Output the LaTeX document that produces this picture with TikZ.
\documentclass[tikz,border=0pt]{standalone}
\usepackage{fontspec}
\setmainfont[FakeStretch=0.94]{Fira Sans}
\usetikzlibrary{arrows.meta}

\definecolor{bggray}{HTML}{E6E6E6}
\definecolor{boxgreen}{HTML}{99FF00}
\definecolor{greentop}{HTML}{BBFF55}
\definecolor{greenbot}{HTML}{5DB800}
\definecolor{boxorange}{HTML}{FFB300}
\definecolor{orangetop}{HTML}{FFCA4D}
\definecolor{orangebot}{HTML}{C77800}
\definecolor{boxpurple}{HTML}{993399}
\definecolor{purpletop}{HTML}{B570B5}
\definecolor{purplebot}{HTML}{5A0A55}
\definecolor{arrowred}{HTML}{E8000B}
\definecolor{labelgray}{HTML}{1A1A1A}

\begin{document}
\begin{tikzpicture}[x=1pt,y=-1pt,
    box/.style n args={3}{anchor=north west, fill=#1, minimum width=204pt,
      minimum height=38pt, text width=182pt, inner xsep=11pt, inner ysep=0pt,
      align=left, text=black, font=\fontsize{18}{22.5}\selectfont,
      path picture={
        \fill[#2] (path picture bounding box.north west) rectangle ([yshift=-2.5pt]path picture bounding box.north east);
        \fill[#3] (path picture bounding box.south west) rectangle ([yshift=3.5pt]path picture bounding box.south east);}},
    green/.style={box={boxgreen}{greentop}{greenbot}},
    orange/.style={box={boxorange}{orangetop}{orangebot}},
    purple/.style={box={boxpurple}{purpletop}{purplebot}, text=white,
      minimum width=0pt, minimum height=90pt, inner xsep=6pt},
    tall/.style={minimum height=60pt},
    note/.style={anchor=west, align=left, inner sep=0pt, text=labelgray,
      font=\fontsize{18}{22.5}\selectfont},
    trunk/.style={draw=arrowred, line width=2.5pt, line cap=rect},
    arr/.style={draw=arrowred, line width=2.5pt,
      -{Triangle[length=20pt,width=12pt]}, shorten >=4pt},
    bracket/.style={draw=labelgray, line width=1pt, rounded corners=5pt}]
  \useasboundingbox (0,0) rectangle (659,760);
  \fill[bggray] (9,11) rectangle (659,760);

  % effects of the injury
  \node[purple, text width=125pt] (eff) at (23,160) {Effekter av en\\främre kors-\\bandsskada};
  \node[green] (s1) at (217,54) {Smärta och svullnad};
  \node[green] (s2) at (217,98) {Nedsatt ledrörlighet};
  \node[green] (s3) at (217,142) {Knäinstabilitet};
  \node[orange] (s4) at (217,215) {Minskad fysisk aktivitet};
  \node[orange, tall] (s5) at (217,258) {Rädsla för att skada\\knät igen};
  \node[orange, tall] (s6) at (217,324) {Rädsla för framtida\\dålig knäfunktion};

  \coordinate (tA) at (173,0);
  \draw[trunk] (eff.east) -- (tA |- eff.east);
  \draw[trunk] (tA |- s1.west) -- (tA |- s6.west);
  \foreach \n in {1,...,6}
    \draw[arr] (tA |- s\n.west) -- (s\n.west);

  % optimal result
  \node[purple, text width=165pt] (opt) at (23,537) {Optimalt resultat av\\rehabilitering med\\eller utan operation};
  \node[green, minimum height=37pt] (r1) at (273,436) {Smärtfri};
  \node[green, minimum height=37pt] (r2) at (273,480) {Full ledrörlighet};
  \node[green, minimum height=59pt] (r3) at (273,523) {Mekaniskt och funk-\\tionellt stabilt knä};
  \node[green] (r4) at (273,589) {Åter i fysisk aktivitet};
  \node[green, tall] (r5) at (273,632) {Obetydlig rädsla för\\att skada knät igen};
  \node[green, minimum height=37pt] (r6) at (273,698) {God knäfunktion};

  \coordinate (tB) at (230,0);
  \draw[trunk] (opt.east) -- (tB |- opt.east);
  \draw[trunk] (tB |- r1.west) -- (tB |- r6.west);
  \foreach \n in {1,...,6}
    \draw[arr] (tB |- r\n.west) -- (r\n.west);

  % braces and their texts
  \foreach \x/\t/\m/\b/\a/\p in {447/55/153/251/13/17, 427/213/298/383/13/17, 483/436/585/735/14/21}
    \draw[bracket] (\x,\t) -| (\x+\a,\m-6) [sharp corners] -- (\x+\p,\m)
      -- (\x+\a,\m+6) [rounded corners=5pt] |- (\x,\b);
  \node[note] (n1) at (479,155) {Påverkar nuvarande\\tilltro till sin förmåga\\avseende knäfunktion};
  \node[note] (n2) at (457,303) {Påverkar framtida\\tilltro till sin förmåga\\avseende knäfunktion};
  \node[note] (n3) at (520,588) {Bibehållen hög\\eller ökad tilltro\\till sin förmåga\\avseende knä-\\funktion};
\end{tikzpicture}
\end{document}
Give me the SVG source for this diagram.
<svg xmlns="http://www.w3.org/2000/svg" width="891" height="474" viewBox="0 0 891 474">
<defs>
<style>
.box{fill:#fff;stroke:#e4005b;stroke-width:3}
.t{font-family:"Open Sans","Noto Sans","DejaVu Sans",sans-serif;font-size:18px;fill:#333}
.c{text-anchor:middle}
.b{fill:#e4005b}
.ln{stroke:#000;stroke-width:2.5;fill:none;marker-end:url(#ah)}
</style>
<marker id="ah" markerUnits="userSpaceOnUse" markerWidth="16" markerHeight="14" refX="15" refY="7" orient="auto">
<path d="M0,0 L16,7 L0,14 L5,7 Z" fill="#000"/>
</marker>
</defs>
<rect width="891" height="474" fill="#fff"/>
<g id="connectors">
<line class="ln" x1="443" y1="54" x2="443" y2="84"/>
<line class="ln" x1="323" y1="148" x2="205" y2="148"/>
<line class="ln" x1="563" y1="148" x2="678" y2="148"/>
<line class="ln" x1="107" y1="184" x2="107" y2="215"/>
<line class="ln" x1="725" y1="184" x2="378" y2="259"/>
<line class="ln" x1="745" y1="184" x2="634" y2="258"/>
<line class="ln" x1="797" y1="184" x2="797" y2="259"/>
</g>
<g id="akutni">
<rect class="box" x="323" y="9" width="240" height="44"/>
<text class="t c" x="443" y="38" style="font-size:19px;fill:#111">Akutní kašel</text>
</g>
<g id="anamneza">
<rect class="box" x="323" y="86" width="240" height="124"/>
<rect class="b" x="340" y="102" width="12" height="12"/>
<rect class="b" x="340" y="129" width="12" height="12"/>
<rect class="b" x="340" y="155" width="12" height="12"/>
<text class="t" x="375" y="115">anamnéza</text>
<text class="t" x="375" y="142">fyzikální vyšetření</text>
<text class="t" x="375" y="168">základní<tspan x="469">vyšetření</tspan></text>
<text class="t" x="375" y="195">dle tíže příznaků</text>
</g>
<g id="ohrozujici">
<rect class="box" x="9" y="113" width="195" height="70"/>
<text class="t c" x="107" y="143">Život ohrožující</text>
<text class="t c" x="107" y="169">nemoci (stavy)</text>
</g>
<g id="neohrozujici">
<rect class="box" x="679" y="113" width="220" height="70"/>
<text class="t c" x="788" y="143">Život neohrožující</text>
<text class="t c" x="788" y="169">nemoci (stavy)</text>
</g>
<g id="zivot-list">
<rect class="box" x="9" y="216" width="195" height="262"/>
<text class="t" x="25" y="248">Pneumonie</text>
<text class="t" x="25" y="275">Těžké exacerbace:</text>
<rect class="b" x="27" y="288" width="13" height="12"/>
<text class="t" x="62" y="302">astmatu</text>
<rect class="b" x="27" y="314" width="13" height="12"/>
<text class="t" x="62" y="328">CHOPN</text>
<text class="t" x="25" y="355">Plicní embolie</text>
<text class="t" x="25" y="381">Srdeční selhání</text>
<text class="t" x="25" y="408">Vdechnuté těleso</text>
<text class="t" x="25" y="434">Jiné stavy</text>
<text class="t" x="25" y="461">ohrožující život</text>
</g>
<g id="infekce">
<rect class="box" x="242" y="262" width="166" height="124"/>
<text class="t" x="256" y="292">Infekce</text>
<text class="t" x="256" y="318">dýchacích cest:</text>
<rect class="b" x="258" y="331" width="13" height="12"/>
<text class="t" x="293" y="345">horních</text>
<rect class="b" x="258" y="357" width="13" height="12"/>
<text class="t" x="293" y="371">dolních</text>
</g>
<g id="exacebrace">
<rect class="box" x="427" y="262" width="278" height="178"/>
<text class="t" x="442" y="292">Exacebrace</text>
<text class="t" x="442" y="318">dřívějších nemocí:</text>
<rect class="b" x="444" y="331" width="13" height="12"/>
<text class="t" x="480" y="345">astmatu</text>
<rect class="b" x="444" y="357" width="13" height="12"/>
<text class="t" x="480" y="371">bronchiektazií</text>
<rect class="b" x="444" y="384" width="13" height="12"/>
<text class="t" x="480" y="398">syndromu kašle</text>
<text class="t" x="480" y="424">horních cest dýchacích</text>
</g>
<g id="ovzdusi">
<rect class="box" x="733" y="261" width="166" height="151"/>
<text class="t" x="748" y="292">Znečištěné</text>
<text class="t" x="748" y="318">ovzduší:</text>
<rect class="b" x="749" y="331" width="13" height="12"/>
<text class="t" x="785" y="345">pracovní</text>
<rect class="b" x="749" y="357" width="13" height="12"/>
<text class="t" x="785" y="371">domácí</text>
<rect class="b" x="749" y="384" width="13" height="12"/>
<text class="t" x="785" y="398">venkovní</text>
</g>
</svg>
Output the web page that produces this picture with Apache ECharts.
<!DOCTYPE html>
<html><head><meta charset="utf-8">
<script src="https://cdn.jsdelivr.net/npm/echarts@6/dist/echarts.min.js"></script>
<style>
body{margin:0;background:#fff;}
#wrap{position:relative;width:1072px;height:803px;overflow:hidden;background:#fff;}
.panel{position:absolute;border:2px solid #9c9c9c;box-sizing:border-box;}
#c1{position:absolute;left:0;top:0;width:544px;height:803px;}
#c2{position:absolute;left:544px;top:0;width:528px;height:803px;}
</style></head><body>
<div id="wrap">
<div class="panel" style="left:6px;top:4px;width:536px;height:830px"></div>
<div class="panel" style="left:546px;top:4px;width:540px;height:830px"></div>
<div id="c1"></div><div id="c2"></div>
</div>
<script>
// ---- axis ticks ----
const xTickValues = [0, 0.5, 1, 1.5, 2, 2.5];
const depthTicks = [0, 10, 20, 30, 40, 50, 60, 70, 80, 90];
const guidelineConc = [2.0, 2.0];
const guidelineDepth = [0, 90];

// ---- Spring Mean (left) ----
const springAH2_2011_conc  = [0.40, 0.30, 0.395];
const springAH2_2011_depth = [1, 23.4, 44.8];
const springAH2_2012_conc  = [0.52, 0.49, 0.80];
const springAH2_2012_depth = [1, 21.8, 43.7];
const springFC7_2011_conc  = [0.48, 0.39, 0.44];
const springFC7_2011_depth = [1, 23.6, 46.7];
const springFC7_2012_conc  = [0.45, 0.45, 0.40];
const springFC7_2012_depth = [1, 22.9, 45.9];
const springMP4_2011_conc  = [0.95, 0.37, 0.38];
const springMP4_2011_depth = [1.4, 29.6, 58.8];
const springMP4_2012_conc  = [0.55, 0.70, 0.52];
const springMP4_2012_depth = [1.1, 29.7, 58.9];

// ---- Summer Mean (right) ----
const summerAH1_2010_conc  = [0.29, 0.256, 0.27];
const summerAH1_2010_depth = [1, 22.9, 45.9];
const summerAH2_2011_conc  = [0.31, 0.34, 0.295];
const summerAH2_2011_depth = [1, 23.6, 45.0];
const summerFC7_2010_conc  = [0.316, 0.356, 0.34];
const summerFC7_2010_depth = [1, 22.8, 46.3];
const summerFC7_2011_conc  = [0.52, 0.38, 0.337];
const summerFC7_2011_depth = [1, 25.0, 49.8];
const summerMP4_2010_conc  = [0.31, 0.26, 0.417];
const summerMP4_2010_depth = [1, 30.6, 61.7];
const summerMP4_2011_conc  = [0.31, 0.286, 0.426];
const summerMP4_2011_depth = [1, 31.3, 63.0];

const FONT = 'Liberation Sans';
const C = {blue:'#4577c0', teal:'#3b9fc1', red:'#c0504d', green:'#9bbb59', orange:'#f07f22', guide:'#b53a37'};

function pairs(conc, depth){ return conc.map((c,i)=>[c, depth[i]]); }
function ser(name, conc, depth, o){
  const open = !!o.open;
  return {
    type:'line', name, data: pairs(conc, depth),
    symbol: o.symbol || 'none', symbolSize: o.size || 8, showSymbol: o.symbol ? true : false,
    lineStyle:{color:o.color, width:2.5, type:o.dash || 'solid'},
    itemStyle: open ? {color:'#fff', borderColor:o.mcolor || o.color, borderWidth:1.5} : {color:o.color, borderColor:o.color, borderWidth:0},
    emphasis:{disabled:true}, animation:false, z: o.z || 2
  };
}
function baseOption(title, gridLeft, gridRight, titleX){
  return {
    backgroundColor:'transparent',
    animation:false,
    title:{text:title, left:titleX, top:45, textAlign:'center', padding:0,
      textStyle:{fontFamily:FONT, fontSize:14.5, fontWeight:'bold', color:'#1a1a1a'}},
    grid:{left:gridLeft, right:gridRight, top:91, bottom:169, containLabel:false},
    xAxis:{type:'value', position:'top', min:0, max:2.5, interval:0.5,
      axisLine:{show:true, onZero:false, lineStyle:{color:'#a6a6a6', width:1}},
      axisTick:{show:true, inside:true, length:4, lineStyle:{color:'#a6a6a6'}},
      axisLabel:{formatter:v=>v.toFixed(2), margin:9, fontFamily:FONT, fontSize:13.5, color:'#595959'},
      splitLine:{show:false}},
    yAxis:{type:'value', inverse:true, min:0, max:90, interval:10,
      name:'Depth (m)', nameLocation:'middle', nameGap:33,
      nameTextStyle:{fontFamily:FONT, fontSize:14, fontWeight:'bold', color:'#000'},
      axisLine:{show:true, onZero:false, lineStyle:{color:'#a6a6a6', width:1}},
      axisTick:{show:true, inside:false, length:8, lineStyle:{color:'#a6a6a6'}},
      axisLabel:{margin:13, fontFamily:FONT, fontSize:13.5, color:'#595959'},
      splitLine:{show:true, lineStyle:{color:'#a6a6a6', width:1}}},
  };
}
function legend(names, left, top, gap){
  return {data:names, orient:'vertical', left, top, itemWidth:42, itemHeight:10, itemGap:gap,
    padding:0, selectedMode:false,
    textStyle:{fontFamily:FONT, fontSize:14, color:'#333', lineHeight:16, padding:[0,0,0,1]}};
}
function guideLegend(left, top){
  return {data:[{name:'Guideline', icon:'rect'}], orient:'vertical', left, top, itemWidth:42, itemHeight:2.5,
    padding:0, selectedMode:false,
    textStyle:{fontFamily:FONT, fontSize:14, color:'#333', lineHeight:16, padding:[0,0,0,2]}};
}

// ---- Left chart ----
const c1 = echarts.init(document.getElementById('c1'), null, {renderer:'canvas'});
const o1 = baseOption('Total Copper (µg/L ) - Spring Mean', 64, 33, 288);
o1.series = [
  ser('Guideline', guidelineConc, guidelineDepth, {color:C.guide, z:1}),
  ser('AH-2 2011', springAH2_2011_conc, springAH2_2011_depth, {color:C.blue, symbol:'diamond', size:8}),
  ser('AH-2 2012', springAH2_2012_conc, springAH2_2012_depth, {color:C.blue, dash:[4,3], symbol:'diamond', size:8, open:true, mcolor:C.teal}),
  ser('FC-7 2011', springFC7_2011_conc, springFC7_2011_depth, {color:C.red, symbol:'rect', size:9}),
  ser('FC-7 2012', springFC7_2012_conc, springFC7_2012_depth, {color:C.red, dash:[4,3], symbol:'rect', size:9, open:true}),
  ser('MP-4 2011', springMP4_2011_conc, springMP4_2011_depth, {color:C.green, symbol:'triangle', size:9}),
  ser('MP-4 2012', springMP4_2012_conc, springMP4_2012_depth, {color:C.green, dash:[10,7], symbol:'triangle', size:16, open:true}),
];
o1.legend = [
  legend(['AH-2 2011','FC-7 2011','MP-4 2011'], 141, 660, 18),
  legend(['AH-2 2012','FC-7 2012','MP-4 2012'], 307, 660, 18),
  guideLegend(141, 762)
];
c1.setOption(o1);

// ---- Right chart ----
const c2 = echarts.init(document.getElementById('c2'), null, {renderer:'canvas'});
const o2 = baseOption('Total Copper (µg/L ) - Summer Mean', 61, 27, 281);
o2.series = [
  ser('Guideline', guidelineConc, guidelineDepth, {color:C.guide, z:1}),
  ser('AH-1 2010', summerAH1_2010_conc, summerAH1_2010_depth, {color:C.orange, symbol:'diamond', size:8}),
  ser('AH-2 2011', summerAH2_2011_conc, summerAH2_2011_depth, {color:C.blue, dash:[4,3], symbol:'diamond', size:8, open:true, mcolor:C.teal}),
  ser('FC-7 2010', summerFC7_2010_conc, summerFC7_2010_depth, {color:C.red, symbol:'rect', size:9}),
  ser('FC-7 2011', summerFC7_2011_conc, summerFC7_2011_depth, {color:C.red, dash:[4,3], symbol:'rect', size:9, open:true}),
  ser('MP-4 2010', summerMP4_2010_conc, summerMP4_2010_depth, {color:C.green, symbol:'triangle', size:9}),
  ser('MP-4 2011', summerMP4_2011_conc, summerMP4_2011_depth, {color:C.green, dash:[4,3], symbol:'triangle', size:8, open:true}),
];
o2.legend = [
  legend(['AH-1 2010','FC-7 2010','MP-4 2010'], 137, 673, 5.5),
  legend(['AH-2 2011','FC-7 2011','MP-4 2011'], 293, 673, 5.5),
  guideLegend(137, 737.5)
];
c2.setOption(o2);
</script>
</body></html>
+ + + + +
Do this
Only the lines from the one with "Output the web" up to the one with "const springMP4_2012_depth = [1.1, 29.7, 58.9];" should be repeated, both included, exactly as they appear.

Written response
Output the web page that produces this picture with Apache ECharts.
<!DOCTYPE html>
<html><head><meta charset="utf-8">
<script src="https://cdn.jsdelivr.net/npm/echarts@6/dist/echarts.min.js"></script>
<style>
body{margin:0;background:#fff;}
#wrap{position:relative;width:1072px;height:803px;overflow:hidden;background:#fff;}
.panel{position:absolute;border:2px solid #9c9c9c;box-sizing:border-box;}
#c1{position:absolute;left:0;top:0;width:544px;height:803px;}
#c2{position:absolute;left:544px;top:0;width:528px;height:803px;}
</style></head><body>
<div id="wrap">
<div class="panel" style="left:6px;top:4px;width:536px;height:830px"></div>
<div class="panel" style="left:546px;top:4px;width:540px;height:830px"></div>
<div id="c1"></div><div id="c2"></div>
</div>
<script>
// ---- axis ticks ----
const xTickValues = [0, 0.5, 1, 1.5, 2, 2.5];
const depthTicks = [0, 10, 20, 30, 40, 50, 60, 70, 80, 90];
const guidelineConc = [2.0, 2.0];
const guidelineDepth = [0, 90];

// ---- Spring Mean (left) ----
const springAH2_2011_conc  = [0.40, 0.30, 0.395];
const springAH2_2011_depth = [1, 23.4, 44.8];
const springAH2_2012_conc  = [0.52, 0.49, 0.80];
const springAH2_2012_depth = [1, 21.8, 43.7];
const springFC7_2011_conc  = [0.48, 0.39, 0.44];
const springFC7_2011_depth = [1, 23.6, 46.7];
const springFC7_2012_conc  = [0.45, 0.45, 0.40];
const springFC7_2012_depth = [1, 22.9, 45.9];
const springMP4_2011_conc  = [0.95, 0.37, 0.38];
const springMP4_2011_depth = [1.4, 29.6, 58.8];
const springMP4_2012_conc  = [0.55, 0.70, 0.52];
const springMP4_2012_depth = [1.1, 29.7, 58.9];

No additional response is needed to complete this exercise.